* _Task to carry out_
Retype, word for word, the lines from the first line of the entries through the line that holds "YAxis, CartesianGrid, Legend"; leave out the pictures.

* _Data for the task_
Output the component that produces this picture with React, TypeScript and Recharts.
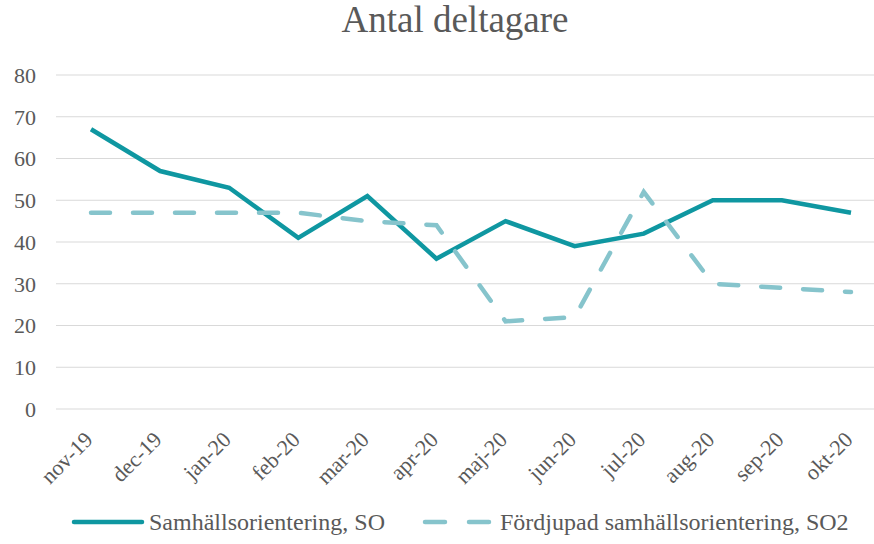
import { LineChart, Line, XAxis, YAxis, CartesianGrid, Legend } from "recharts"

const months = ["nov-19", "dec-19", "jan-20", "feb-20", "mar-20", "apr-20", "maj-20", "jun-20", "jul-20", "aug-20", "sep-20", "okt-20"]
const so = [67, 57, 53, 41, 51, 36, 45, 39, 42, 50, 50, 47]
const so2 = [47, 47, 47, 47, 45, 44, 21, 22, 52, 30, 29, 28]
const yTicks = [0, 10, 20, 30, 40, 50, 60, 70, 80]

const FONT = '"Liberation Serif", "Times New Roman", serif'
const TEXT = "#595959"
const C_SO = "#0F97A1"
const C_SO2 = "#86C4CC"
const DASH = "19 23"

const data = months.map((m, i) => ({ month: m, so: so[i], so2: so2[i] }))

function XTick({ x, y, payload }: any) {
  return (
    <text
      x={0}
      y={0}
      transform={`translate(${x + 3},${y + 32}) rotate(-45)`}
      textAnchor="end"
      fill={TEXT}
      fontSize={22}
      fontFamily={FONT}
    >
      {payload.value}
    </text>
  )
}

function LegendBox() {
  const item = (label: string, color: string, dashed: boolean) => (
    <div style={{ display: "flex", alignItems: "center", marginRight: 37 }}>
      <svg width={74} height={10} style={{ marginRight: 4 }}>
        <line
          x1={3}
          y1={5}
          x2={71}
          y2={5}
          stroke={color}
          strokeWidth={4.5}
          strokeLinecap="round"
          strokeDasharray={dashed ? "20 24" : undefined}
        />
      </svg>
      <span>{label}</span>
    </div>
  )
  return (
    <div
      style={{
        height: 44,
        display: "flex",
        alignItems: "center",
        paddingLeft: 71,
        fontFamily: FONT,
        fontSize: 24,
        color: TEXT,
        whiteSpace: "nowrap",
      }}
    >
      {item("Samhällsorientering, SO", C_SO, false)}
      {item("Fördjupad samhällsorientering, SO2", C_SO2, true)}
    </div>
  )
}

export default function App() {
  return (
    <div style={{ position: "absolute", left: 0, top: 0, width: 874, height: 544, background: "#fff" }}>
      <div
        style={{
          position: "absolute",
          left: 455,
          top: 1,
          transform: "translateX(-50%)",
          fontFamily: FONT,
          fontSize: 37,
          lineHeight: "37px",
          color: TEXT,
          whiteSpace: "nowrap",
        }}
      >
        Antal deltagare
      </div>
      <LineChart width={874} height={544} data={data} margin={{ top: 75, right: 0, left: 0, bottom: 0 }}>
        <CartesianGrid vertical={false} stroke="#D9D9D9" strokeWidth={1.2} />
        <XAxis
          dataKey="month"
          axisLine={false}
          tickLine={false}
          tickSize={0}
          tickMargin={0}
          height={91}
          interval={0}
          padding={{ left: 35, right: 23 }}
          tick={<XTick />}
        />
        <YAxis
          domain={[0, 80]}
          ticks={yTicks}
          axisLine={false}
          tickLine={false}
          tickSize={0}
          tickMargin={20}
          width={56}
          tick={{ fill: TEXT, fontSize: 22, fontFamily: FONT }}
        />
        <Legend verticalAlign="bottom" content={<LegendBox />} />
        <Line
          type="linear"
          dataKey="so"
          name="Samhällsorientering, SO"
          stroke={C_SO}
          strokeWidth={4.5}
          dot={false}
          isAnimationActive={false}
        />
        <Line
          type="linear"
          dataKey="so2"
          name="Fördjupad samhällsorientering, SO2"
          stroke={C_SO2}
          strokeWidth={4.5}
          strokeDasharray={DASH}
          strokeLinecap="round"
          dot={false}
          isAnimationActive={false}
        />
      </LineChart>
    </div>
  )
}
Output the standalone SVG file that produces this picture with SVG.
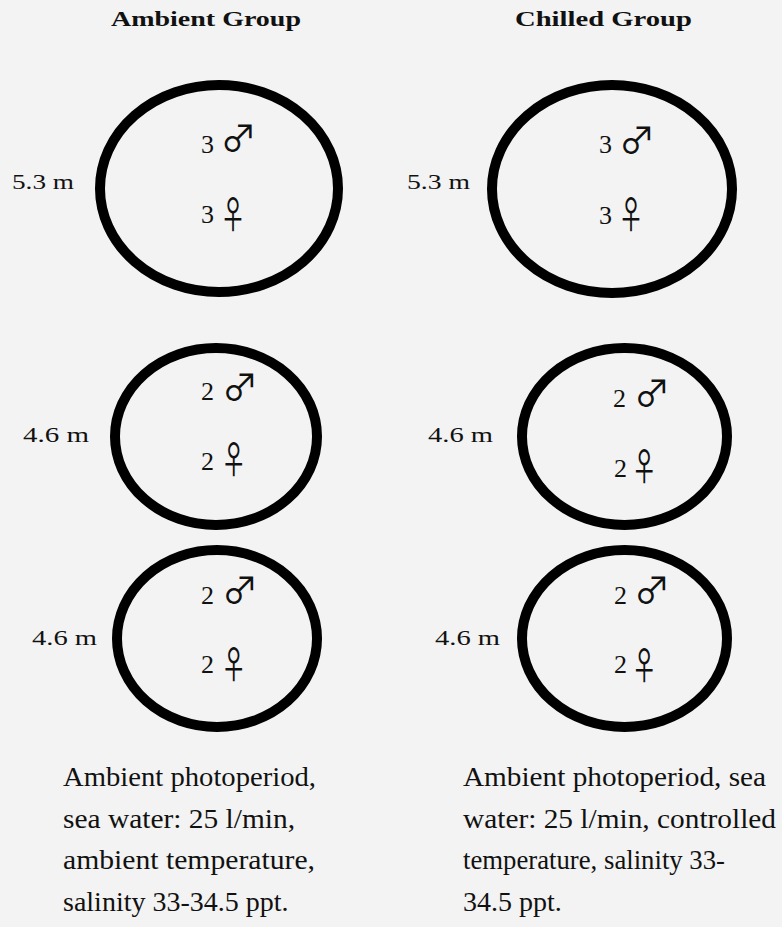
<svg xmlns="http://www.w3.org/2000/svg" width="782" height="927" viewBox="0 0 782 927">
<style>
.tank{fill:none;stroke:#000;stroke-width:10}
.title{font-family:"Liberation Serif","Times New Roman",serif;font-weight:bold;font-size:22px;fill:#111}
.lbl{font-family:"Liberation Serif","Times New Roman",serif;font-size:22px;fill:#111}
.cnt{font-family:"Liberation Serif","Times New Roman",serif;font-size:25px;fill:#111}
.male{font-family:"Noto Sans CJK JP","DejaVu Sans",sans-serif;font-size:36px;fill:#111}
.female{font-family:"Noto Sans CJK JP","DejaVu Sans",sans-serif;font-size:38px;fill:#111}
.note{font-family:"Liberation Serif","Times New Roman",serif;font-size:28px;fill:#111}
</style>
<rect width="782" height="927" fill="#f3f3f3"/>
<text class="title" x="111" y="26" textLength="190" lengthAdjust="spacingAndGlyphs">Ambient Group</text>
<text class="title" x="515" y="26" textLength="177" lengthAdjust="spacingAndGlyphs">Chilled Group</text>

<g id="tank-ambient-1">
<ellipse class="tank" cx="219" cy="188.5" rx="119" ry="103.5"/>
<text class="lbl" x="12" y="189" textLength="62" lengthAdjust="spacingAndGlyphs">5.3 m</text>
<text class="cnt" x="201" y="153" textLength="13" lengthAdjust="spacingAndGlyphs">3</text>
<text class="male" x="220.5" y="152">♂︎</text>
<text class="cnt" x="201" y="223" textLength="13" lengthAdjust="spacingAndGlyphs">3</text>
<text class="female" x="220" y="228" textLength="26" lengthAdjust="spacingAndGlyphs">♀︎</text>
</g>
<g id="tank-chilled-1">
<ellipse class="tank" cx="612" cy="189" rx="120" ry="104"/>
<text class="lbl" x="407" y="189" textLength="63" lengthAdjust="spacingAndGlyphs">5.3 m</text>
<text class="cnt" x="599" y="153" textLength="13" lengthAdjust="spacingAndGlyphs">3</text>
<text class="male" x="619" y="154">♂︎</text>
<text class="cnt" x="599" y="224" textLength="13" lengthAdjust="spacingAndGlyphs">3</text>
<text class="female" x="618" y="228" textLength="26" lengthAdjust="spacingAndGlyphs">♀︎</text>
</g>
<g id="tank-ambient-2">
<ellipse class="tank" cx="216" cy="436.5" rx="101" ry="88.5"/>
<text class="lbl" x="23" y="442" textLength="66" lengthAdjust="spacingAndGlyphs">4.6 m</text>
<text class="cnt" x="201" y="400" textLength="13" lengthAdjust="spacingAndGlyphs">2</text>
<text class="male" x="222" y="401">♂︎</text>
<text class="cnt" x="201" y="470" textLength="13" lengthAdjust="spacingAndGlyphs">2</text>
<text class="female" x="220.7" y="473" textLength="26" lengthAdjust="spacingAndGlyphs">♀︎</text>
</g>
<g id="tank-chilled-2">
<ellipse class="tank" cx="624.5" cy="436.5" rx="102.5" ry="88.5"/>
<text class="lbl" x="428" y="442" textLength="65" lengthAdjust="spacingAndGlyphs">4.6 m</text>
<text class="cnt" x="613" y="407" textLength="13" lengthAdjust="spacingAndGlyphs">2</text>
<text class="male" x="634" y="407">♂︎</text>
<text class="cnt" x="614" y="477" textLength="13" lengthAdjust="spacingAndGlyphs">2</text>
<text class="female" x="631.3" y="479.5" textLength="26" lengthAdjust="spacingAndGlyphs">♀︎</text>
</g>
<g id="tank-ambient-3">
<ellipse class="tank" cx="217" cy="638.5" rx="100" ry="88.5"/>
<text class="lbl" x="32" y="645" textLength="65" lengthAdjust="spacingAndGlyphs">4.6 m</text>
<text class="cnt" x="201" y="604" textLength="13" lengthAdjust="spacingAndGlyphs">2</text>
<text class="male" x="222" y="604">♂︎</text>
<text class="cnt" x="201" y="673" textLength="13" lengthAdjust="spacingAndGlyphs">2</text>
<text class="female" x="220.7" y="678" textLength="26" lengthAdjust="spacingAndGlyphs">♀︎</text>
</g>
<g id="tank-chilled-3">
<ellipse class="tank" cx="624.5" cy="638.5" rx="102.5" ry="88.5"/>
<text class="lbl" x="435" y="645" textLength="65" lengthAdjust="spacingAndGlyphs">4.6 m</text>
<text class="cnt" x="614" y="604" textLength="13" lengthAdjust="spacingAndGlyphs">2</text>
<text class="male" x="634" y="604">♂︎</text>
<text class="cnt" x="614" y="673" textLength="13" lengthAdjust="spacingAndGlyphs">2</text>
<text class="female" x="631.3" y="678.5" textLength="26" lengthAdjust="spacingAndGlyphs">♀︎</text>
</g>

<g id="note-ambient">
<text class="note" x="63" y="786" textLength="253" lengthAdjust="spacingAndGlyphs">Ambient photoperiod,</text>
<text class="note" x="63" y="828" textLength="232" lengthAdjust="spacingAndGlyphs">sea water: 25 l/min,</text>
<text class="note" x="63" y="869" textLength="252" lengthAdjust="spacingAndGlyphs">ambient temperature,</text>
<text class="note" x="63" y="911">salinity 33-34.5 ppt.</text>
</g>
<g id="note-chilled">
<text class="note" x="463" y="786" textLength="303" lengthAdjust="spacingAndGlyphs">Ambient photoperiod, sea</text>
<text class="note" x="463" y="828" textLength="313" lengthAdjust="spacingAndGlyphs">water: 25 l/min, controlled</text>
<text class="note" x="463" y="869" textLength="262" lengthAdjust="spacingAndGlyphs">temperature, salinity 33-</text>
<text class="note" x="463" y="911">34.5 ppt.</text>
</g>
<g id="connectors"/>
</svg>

* _Full answer_
Output the component that produces this picture with React, TypeScript and Recharts.
import { LineChart, Line, XAxis, YAxis, CartesianGrid, Legend } from "recharts"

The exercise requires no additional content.